To be honest, your question is not easy to understand.
When you start your DDD journey, you identify your domains and bounded contexts. Ideally you have one bounded context per domain but it depends. Each domain has its own domain model, you mention this yourself. But these domain models have nothing in common. They don't know about each other. Your idea to have one base class for two entities from different domains does not fit to DDD. Real domain models do not allow accessing anything within the domain model to anything outside of the bounded context. All communication between bounded contexts go via pre-defined interfaces like queries and commands if you do CQRS. This way you can make your components loosely coupled and allow different groups to work on different domains without depending on each other.

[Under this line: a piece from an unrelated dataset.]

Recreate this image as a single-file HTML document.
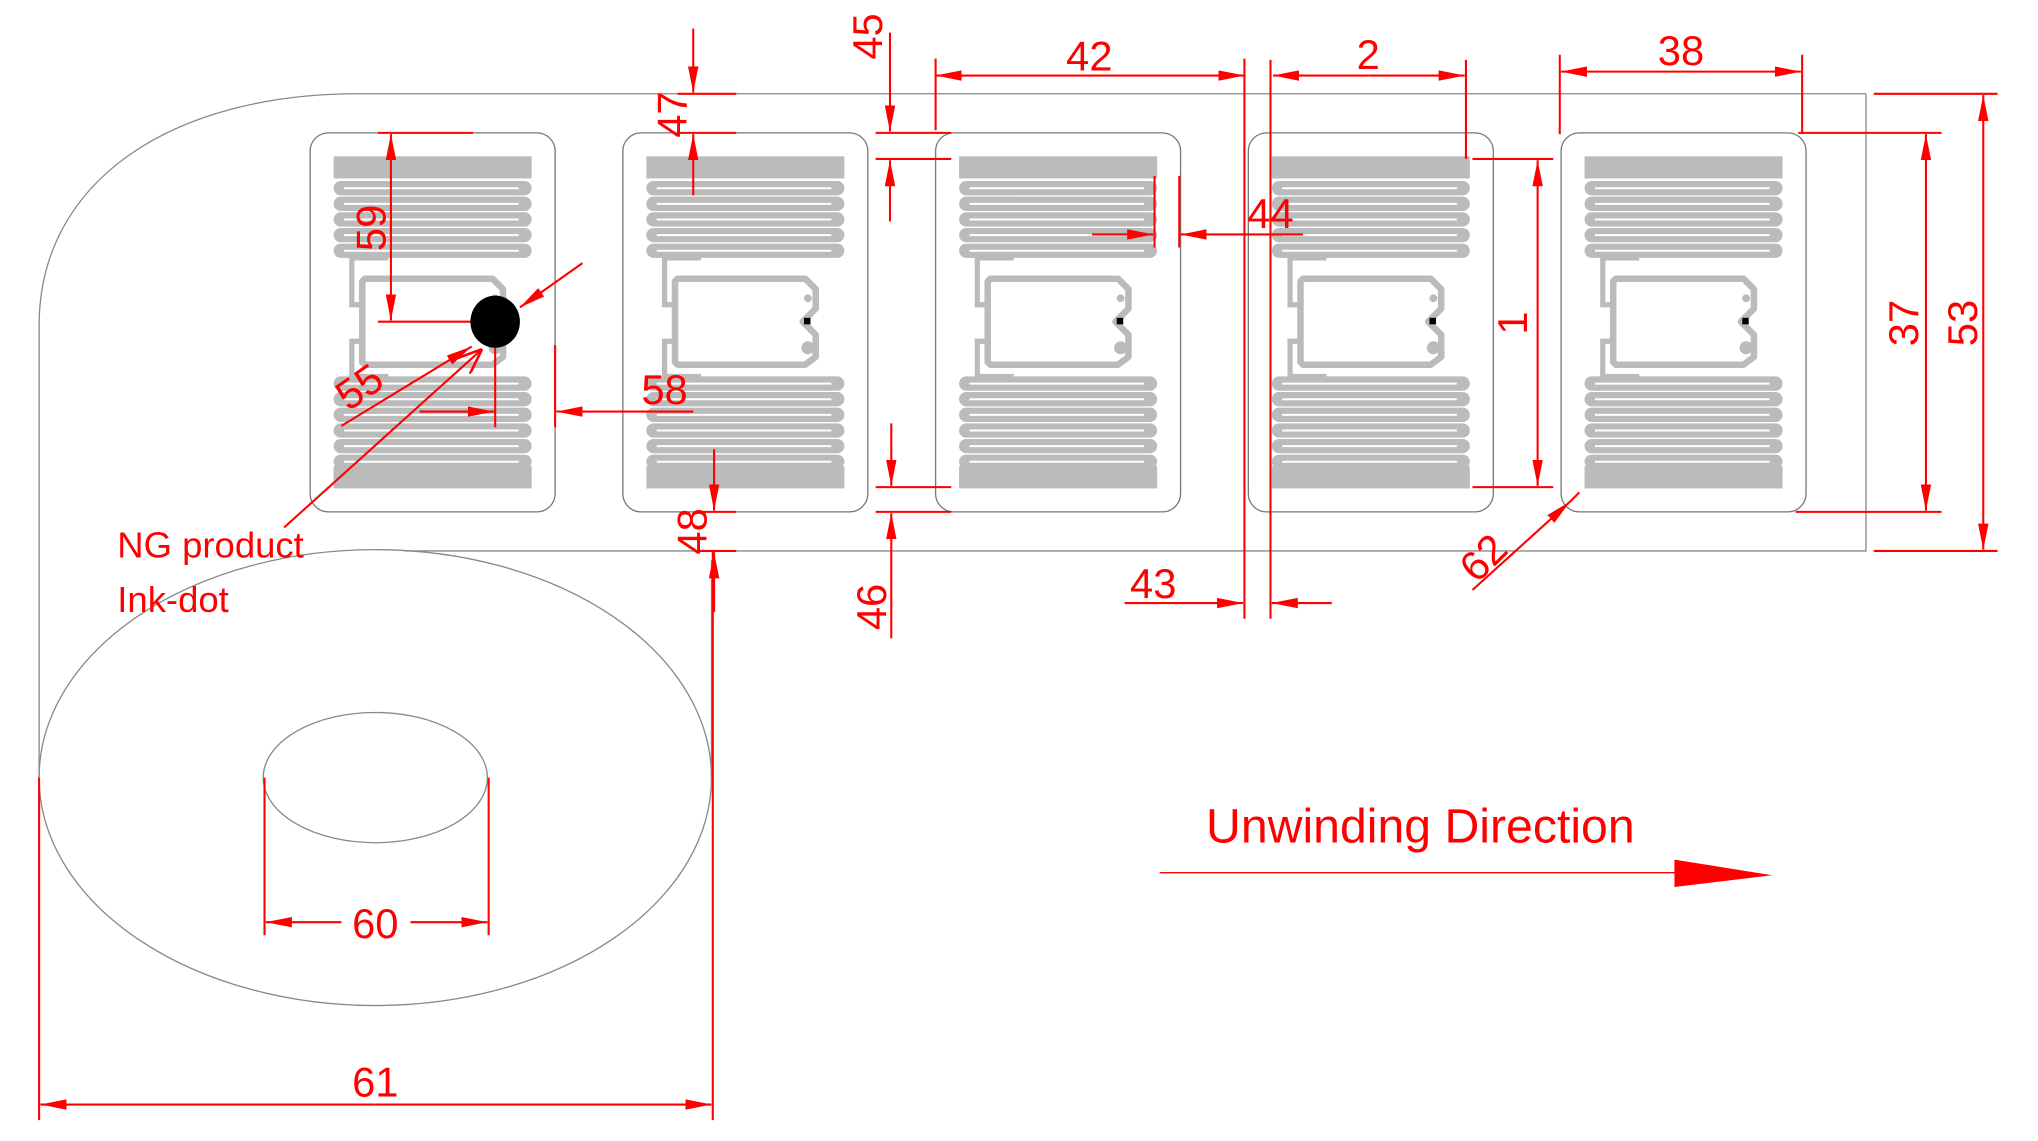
<!DOCTYPE html>
<html><head><meta charset="utf-8"><style>
html,body{margin:0;padding:0;background:#fff;}
svg{display:block;}
text{font-family:"Liberation Sans",sans-serif;fill:#f00;}
</style></head><body>
<svg width="2038" height="1141" viewBox="0 0 1564 876" preserveAspectRatio="none" xmlns="http://www.w3.org/2000/svg">
<defs>
<marker id="a" viewBox="0 0 20 8" refX="20" refY="4" markerWidth="20" markerHeight="8" markerUnits="userSpaceOnUse" orient="auto"><path d="M0,0 L20,4 L0,8 z" fill="#f00"/></marker>
<marker id="o" viewBox="0 0 20 16" refX="20" refY="8" markerWidth="20" markerHeight="16" markerUnits="userSpaceOnUse" orient="auto"><path d="M0,0 L20,8 L0,16" fill="none" stroke="#f00" stroke-width="2"/></marker>
<g id="ant">
 <rect x="0" y="0" width="188" height="291" rx="14" fill="#fff" stroke="#777" stroke-width="1"/>
 <rect x="18" y="18" width="152" height="17" fill="#bbb"/>
 <g fill="#bbb">
  <rect x="18" y="37" width="152" height="11" rx="5.5"/>
  <rect x="18" y="49" width="152" height="11" rx="5.5"/>
  <rect x="18" y="61" width="152" height="11" rx="5.5"/>
  <rect x="18" y="73" width="152" height="11" rx="5.5"/>
  <rect x="18" y="85" width="152" height="11" rx="5.5"/>
  <rect x="18" y="187" width="152" height="11" rx="5.5"/>
  <rect x="18" y="199" width="152" height="11" rx="5.5"/>
  <rect x="18" y="211" width="152" height="11" rx="5.5"/>
  <rect x="18" y="223" width="152" height="11" rx="5.5"/>
  <rect x="18" y="235" width="152" height="11" rx="5.5"/>
  <rect x="18" y="256" width="152" height="17" />
  <rect x="18" y="247" width="152" height="11" rx="5.5"/>
 </g>
 <g stroke="#fff" stroke-width="1.5">
  <line x1="26" y1="42.5" x2="160" y2="42.5"/><line x1="26" y1="54.5" x2="160" y2="54.5"/><line x1="26" y1="66.5" x2="160" y2="66.5"/><line x1="26" y1="78.5" x2="160" y2="78.5"/><line x1="26" y1="90.5" x2="160" y2="90.5"/>
  <line x1="26" y1="192.5" x2="160" y2="192.5"/><line x1="26" y1="204.5" x2="160" y2="204.5"/><line x1="26" y1="216.5" x2="160" y2="216.5"/><line x1="26" y1="228.5" x2="160" y2="228.5"/><line x1="26" y1="240.5" x2="160" y2="240.5"/><line x1="26" y1="252.5" x2="160" y2="252.5"/>
 </g>
 <path d="M60,96 L32,96 L32,132 L38,132 M38,160 L32,160 L32,187 L60,187" fill="none" stroke="#bbb" stroke-width="4"/>
 <path d="M42,112 L140,112 L148,120 L148,135 L138,145 L148,155 L148,172 L140,178 L42,178 L40,176 L40,114 z" fill="#fff" stroke="#bbb" stroke-width="5" stroke-linejoin="round"/>
 <circle cx="142" cy="127" r="3" fill="#bbb"/>
 <circle cx="142" cy="165" r="5" fill="#bbb"/>
 <rect x="139" y="142" width="5" height="5" fill="#000"/>
</g>
</defs>

<g fill="none" stroke="#888" stroke-width="1">
 <path d="M1432,72 L275,72 C130,72 30,140 30,250 L30,600"/>
 <path d="M310,423 L1432,423 L1432,72"/>
 <ellipse cx="288" cy="597" rx="258" ry="175"/>
 <ellipse cx="288" cy="597" rx="86" ry="50"/>
 <line x1="546" y1="597" x2="546" y2="430"/>
</g>
<use href="#ant" x="238" y="102"/>
<use href="#ant" x="478" y="102"/>
<use href="#ant" x="718" y="102"/>
<use href="#ant" x="958" y="102"/>
<use href="#ant" x="1198" y="102"/>
<rect x="372" y="236" width="16" height="16" fill="#fff"/>

<g stroke="#f00" stroke-width="1.6" fill="none">
 <line x1="718" y1="45" x2="718" y2="100"/><line x1="955" y1="45" x2="955" y2="475"/>
 <line x1="836" y1="58" x2="718" y2="58" marker-end="url(#a)"/><line x1="836" y1="58" x2="955" y2="58" marker-end="url(#a)"/>
 <line x1="975" y1="46" x2="975" y2="475"/><line x1="1125" y1="46" x2="1125" y2="122"/>
 <line x1="1050" y1="58" x2="977" y2="58" marker-end="url(#a)"/><line x1="1050" y1="58" x2="1124" y2="58" marker-end="url(#a)"/>
 <line x1="1197" y1="42" x2="1197" y2="103"/><line x1="1383" y1="42" x2="1383" y2="103"/>
 <line x1="1290" y1="55" x2="1198" y2="55" marker-end="url(#a)"/><line x1="1290" y1="55" x2="1382" y2="55" marker-end="url(#a)"/>
 <line x1="1438" y1="72" x2="1533" y2="72"/><line x1="1438" y1="423" x2="1533" y2="423"/>
 <line x1="1522" y1="248" x2="1522" y2="73" marker-end="url(#a)"/><line x1="1522" y1="248" x2="1522" y2="422" marker-end="url(#a)"/>
 <line x1="1380" y1="102" x2="1490" y2="102"/><line x1="1378" y1="393" x2="1490" y2="393"/>
 <line x1="1478" y1="248" x2="1478" y2="103" marker-end="url(#a)"/><line x1="1478" y1="248" x2="1478" y2="392" marker-end="url(#a)"/>
 <line x1="1130" y1="122" x2="1192" y2="122"/><line x1="1130" y1="374" x2="1192" y2="374"/>
 <line x1="1180" y1="248" x2="1180" y2="123" marker-end="url(#a)"/><line x1="1180" y1="248" x2="1180" y2="373" marker-end="url(#a)"/>
 <line x1="672" y1="102" x2="730" y2="102"/><line x1="672" y1="122" x2="730" y2="122"/>
 <line x1="683" y1="25" x2="683" y2="101" marker-end="url(#a)"/><line x1="683" y1="170" x2="683" y2="123" marker-end="url(#a)"/>
 <line x1="520" y1="72" x2="565" y2="72"/><line x1="520" y1="102" x2="565" y2="102"/>
 <line x1="532" y1="22" x2="532" y2="71" marker-end="url(#a)"/><line x1="532" y1="150" x2="532" y2="103" marker-end="url(#a)"/>
 <line x1="535" y1="393" x2="565" y2="393"/><line x1="535" y1="423" x2="565" y2="423"/>
 <line x1="548" y1="345" x2="548" y2="392" marker-end="url(#a)"/><line x1="548" y1="470" x2="548" y2="424" marker-end="url(#a)"/>
 <line x1="672" y1="374" x2="730" y2="374"/><line x1="672" y1="393" x2="730" y2="393"/>
 <line x1="684" y1="325" x2="684" y2="373" marker-end="url(#a)"/><line x1="684" y1="490" x2="684" y2="394" marker-end="url(#a)"/>
 <line x1="863" y1="463" x2="954" y2="463" marker-end="url(#a)"/><line x1="1022" y1="463" x2="976" y2="463" marker-end="url(#a)"/>
 <line x1="886" y1="135" x2="886" y2="190"/><line x1="905" y1="135" x2="905" y2="190"/>
 <line x1="838" y1="180" x2="885" y2="180" marker-end="url(#a)"/><line x1="1000" y1="180" x2="906" y2="180" marker-end="url(#a)"/>
 <line x1="1130" y1="453" x2="1205" y2="385" marker-end="url(#a)"/><line x1="1205" y1="385" x2="1212" y2="378"/>
 <line x1="290" y1="102" x2="363" y2="102"/><line x1="290" y1="247" x2="365" y2="247"/>
 <line x1="300" y1="175" x2="300" y2="103" marker-end="url(#a)"/><line x1="300" y1="175" x2="300" y2="246" marker-end="url(#a)"/>
 <line x1="262" y1="327" x2="362" y2="266" marker-end="url(#a)"/>
 <line x1="447" y1="202" x2="399" y2="236" marker-end="url(#a)"/>
 <line x1="380" y1="262" x2="380" y2="328"/><line x1="426" y1="265" x2="426" y2="328"/>
 <line x1="322" y1="316" x2="379" y2="316" marker-end="url(#a)"/><line x1="532" y1="316" x2="427" y2="316" marker-end="url(#a)"/>
 <line x1="218" y1="405" x2="370" y2="268" marker-end="url(#o)"/>
 <line x1="203" y1="597" x2="203" y2="718"/><line x1="375" y1="597" x2="375" y2="718"/>
 <line x1="262" y1="708" x2="204" y2="708" marker-end="url(#a)"/><line x1="315" y1="708" x2="374" y2="708" marker-end="url(#a)"/>
 <line x1="30" y1="597" x2="30" y2="860"/><line x1="547" y1="423" x2="547" y2="860"/>
 <line x1="288" y1="848" x2="31" y2="848" marker-end="url(#a)"/><line x1="288" y1="848" x2="546" y2="848" marker-end="url(#a)"/>
 <line x1="890" y1="670" x2="1290" y2="670" stroke-width="1"/>
</g>
<path d="M1285,660 L1360,672 L1285,681 z" fill="#f00"/>
<ellipse cx="380" cy="247" rx="19" ry="20" fill="#000"/>

<g font-size="32">
 <text x="836" y="54" text-anchor="middle">42</text>
 <text x="1050" y="53" text-anchor="middle">2</text>
 <text x="1290" y="50" text-anchor="middle">38</text>
 <text x="975" y="175" text-anchor="middle">44</text>
 <text x="885" y="459" text-anchor="middle">43</text>
 <text x="510" y="310" text-anchor="middle">58</text>
 <text x="288" y="720" text-anchor="middle">60</text>
 <text x="288" y="842" text-anchor="middle">61</text>
 <text transform="translate(1517,248) rotate(-90)" text-anchor="middle">53</text>
 <text transform="translate(1472,248) rotate(-90)" text-anchor="middle">37</text>
 <text transform="translate(1172,248) rotate(-90)" text-anchor="middle">1</text>
 <text transform="translate(677,28) rotate(-90)" text-anchor="middle">45</text>
 <text transform="translate(527,88) rotate(-90)" text-anchor="middle">47</text>
 <text transform="translate(542,408) rotate(-90)" text-anchor="middle">48</text>
 <text transform="translate(680,466) rotate(-90)" text-anchor="middle">46</text>
 <text transform="translate(296,175) rotate(-90)" text-anchor="middle">59</text>
 <text transform="translate(282,306) rotate(-35)" text-anchor="middle">55</text>
 <text transform="translate(1146,436) rotate(-45)" text-anchor="middle">62</text>
</g>
<text x="90" y="428" font-size="28">NG product</text>
<text x="90" y="470" font-size="28">Ink-dot</text>
<text x="1090" y="647" font-size="37" text-anchor="middle">Unwinding Direction</text>
</svg>
</body></html>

Bounded context always mean separate application. You can think of a separate solution though. It will include a domain project with entities, VOs, commands. It will also include services project with command handlers and query handlers. It will include transport projects like an application that uses service bus for commands and events.
Remember that using domainevents is crucial to enable inversion of control on the business logic level, when one domain informs everyone else about things that happen, allowing the, to react accordingly and do necessary activities. You can think of order payment event in sales domain that triggers a dispatching process in the inventory domain. Sales domain does not even need to know about the inventory domain.
Disclaimer: I'm not a DDD expert, but I'm going to do my best here to answer your questions.
Let's use an Online Book Retailer as an example. A book seller is offering to sell books on his website, but he doesn't print the books himself. Instead, he has a long list of "Book Suppliers" who print and ship the books to his warehouse, were he packages them and ships them to the customers all around the world.
Could you imagine the teams working in that company?
- The listing team: The team that selects which books they should list on the Website, depending on the stock of the suppliers.
- The fulfillment team: responsible for collecting the orders from the Website and managing the orders' life cycle.
- The commercial team: these are the guys who handle adding or removing suppliers from the system.
- The marketing team: responsible for the campaigns and offers.
- The warehouse team: responsible for collecting books from the suppliers and shipping them.
Each team will use its own terms to describe what it is doing. Teams will use the domain language or the "Ubiquitous Language", as Eric Evans calls it. Normally, each team will have a different mental model of what an entity is. For example:
Listing team: BOOK(book_id, ISBN, title, price, weight, length, width )
Fulfillment team: BOOK(book_id, totalPrice, sold_quantity)
Shipping team: ITEM(book_id, delivery_date) --> they refer to the book entity as "item"
A sub-domain is one particular part of the domain, in which some users use a certain Ubiquitous Language. When the language changes, this is an indication the you are crossing into another sub-domain.
What if two teams use the same terms? Both the fulfillment and listing teams call book "book". You will have to ask them, "what is a book for you? What are its key attributes? How is it used?"
Answers to these question will result in two different or similar domain models. The greater the difference between the two models, the more indication that these are two different Bounded Contexts/sub-domains. The opposite is also true. The more similar the two models are, the more likely that they should be part of the same sub-domain.
This may result in very interesting findings in your model. You may discover that inside the fulfillment sub-domain, the orders pass through different states (new -> requested -> shipped). Maybe each of these states requires complex management and different attributes, so you may divide this sub-domain into several other sub-domains.
This brings out a question of what the size of the sub-domain(s) should be. The answer is "let the domain model decide that". Whenever you see a change in the UL and model, then draw a boundary for that sub-domain.
Remember that DDD is all about the business, the people and the communication(s) between them. Let that drive your model.
Best Answer
Bounded Contexts and Subdomains exist at different levels.
A Subdomain is a portion of the problem space, it's a natural partitioning of the system, often reflecting the structure of the organisation. So logistics and operations might be separated from invoicing & billing. Eric differentiates core, supporting and generic subdomains according to their business relevance in the given scenario.
Contexts are portions of the solutions space. They're models. It would be a good thing to have them, reflect the domains-subdomains partitioning ...but life isn't always that easy. And you might have bloated legacy domain encompassing everything, or more context in the same subdomain (i.e. old legacy app the replacement app somebody is building).
To have a Bounded Context you need to have a model, and an explicit boundary around it. Exactly what's missing in many data-driven application that use databases to share data.
Another - orthogonal - way to see it may be the following. Ubiquitous Language, the special condition where every term has a single unambiguous definition, doesn't scale. The more you enlarge it, the more ambiguity creeps in. If you want to achieve precise, unambiguous models, you need to make their boundaries explicit, and speak many little Ubiquitous Languages, each one within a single Bounded Context, with a well defined purpose.